## DO THIS
Every line of the material below must be repeated exactly.

## DATASET SECTION
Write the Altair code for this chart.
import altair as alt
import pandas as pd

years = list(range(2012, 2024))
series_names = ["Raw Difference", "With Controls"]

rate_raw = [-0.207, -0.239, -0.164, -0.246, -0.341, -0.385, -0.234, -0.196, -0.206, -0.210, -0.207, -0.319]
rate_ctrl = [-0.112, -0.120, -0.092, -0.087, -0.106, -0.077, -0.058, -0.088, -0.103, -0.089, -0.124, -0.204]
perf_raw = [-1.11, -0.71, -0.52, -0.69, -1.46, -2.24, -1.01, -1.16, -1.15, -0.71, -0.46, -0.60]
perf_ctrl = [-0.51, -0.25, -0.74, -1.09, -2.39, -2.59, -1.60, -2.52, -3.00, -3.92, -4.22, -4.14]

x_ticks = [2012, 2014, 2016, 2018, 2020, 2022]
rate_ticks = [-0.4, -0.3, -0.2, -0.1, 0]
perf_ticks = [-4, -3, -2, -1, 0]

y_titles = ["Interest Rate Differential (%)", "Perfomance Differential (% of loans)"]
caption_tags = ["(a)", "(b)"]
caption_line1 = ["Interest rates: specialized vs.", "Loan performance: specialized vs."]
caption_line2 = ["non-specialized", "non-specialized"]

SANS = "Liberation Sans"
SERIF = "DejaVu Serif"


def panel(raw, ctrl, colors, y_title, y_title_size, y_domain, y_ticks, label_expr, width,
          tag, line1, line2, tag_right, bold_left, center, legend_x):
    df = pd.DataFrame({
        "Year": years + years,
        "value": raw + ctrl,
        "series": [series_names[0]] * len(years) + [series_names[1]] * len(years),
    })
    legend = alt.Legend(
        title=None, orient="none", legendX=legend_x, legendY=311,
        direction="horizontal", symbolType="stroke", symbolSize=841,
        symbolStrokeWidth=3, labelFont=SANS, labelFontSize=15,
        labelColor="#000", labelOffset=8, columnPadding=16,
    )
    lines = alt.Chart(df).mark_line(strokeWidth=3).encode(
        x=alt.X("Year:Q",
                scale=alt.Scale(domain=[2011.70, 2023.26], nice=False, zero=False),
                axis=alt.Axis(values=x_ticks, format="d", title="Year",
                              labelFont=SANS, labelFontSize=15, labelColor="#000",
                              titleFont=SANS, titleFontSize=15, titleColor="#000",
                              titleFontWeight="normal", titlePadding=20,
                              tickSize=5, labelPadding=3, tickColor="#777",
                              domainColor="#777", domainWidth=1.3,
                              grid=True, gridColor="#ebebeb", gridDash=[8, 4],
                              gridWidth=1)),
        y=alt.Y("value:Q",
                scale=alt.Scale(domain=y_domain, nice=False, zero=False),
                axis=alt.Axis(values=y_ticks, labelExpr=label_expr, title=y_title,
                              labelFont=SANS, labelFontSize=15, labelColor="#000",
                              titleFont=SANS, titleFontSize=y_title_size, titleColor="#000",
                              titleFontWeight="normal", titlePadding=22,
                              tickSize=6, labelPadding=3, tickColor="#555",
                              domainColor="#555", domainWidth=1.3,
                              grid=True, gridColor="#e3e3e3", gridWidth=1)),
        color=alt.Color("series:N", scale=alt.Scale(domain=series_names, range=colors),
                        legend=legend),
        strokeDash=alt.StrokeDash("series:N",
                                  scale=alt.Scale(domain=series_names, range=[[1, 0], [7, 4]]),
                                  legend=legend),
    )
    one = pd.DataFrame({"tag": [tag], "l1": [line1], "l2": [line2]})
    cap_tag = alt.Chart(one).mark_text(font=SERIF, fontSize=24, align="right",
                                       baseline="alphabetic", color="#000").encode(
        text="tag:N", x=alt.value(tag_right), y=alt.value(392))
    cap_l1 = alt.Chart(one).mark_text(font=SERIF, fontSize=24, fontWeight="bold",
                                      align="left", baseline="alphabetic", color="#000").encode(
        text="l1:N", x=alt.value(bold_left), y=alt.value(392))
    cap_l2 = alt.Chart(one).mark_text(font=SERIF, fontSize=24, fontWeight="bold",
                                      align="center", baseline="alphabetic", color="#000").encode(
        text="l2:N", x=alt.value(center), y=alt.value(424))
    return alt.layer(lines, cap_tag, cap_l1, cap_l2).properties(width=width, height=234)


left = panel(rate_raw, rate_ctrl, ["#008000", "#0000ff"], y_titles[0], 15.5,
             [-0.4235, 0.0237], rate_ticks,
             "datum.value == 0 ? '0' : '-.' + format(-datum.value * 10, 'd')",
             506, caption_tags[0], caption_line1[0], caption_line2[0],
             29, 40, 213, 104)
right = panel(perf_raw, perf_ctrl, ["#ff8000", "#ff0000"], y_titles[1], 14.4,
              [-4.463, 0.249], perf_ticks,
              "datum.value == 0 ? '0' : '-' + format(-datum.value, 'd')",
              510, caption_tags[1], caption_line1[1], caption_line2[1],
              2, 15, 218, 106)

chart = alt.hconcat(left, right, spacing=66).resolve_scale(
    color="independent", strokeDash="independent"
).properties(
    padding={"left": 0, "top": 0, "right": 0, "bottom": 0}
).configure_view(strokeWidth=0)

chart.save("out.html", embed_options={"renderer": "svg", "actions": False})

## FINISHED ANSWER
Write the Altair code for this chart.
import altair as alt
import pandas as pd

years = list(range(2012, 2024))
series_names = ["Raw Difference", "With Controls"]

rate_raw = [-0.207, -0.239, -0.164, -0.246, -0.341, -0.385, -0.234, -0.196, -0.206, -0.210, -0.207, -0.319]
rate_ctrl = [-0.112, -0.120, -0.092, -0.087, -0.106, -0.077, -0.058, -0.088, -0.103, -0.089, -0.124, -0.204]
perf_raw = [-1.11, -0.71, -0.52, -0.69, -1.46, -2.24, -1.01, -1.16, -1.15, -0.71, -0.46, -0.60]
perf_ctrl = [-0.51, -0.25, -0.74, -1.09, -2.39, -2.59, -1.60, -2.52, -3.00, -3.92, -4.22, -4.14]

x_ticks = [2012, 2014, 2016, 2018, 2020, 2022]
rate_ticks = [-0.4, -0.3, -0.2, -0.1, 0]
perf_ticks = [-4, -3, -2, -1, 0]

y_titles = ["Interest Rate Differential (%)", "Perfomance Differential (% of loans)"]
caption_tags = ["(a)", "(b)"]
caption_line1 = ["Interest rates: specialized vs.", "Loan performance: specialized vs."]
caption_line2 = ["non-specialized", "non-specialized"]

SANS = "Liberation Sans"
SERIF = "DejaVu Serif"


def panel(raw, ctrl, colors, y_title, y_title_size, y_domain, y_ticks, label_expr, width,
          tag, line1, line2, tag_right, bold_left, center, legend_x):
    df = pd.DataFrame({
        "Year": years + years,
        "value": raw + ctrl,
        "series": [series_names[0]] * len(years) + [series_names[1]] * len(years),
    })
    legend = alt.Legend(
        title=None, orient="none", legendX=legend_x, legendY=311,
        direction="horizontal", symbolType="stroke", symbolSize=841,
        symbolStrokeWidth=3, labelFont=SANS, labelFontSize=15,
        labelColor="#000", labelOffset=8, columnPadding=16,
    )
    lines = alt.Chart(df).mark_line(strokeWidth=3).encode(
        x=alt.X("Year:Q",
                scale=alt.Scale(domain=[2011.70, 2023.26], nice=False, zero=False),
                axis=alt.Axis(values=x_ticks, format="d", title="Year",
                              labelFont=SANS, labelFontSize=15, labelColor="#000",
                              titleFont=SANS, titleFontSize=15, titleColor="#000",
                              titleFontWeight="normal", titlePadding=20,
                              tickSize=5, labelPadding=3, tickColor="#777",
                              domainColor="#777", domainWidth=1.3,
                              grid=True, gridColor="#ebebeb", gridDash=[8, 4],
                              gridWidth=1)),
        y=alt.Y("value:Q",
                scale=alt.Scale(domain=y_domain, nice=False, zero=False),
                axis=alt.Axis(values=y_ticks, labelExpr=label_expr, title=y_title,
                              labelFont=SANS, labelFontSize=15, labelColor="#000",
                              titleFont=SANS, titleFontSize=y_title_size, titleColor="#000",
                              titleFontWeight="normal", titlePadding=22,
                              tickSize=6, labelPadding=3, tickColor="#555",
                              domainColor="#555", domainWidth=1.3,
                              grid=True, gridColor="#e3e3e3", gridWidth=1)),
        color=alt.Color("series:N", scale=alt.Scale(domain=series_names, range=colors),
                        legend=legend),
        strokeDash=alt.StrokeDash("series:N",
                                  scale=alt.Scale(domain=series_names, range=[[1, 0], [7, 4]]),
                                  legend=legend),
    )
    one = pd.DataFrame({"tag": [tag], "l1": [line1], "l2": [line2]})
    cap_tag = alt.Chart(one).mark_text(font=SERIF, fontSize=24, align="right",
                                       baseline="alphabetic", color="#000").encode(
        text="tag:N", x=alt.value(tag_right), y=alt.value(392))
    cap_l1 = alt.Chart(one).mark_text(font=SERIF, fontSize=24, fontWeight="bold",
                                      align="left", baseline="alphabetic", color="#000").encode(
        text="l1:N", x=alt.value(bold_left), y=alt.value(392))
    cap_l2 = alt.Chart(one).mark_text(font=SERIF, fontSize=24, fontWeight="bold",
                                      align="center", baseline="alphabetic", color="#000").encode(
        text="l2:N", x=alt.value(center), y=alt.value(424))
    return alt.layer(lines, cap_tag, cap_l1, cap_l2).properties(width=width, height=234)


left = panel(rate_raw, rate_ctrl, ["#008000", "#0000ff"], y_titles[0], 15.5,
             [-0.4235, 0.0237], rate_ticks,
             "datum.value == 0 ? '0' : '-.' + format(-datum.value * 10, 'd')",
             506, caption_tags[0], caption_line1[0], caption_line2[0],
             29, 40, 213, 104)
right = panel(perf_raw, perf_ctrl, ["#ff8000", "#ff0000"], y_titles[1], 14.4,
              [-4.463, 0.249], perf_ticks,
              "datum.value == 0 ? '0' : '-' + format(-datum.value, 'd')",
              510, caption_tags[1], caption_line1[1], caption_line2[1],
              2, 15, 218, 106)

chart = alt.hconcat(left, right, spacing=66).resolve_scale(
    color="independent", strokeDash="independent"
).properties(
    padding={"left": 0, "top": 0, "right": 0, "bottom": 0}
).configure_view(strokeWidth=0)

chart.save("out.html", embed_options={"renderer": "svg", "actions": False})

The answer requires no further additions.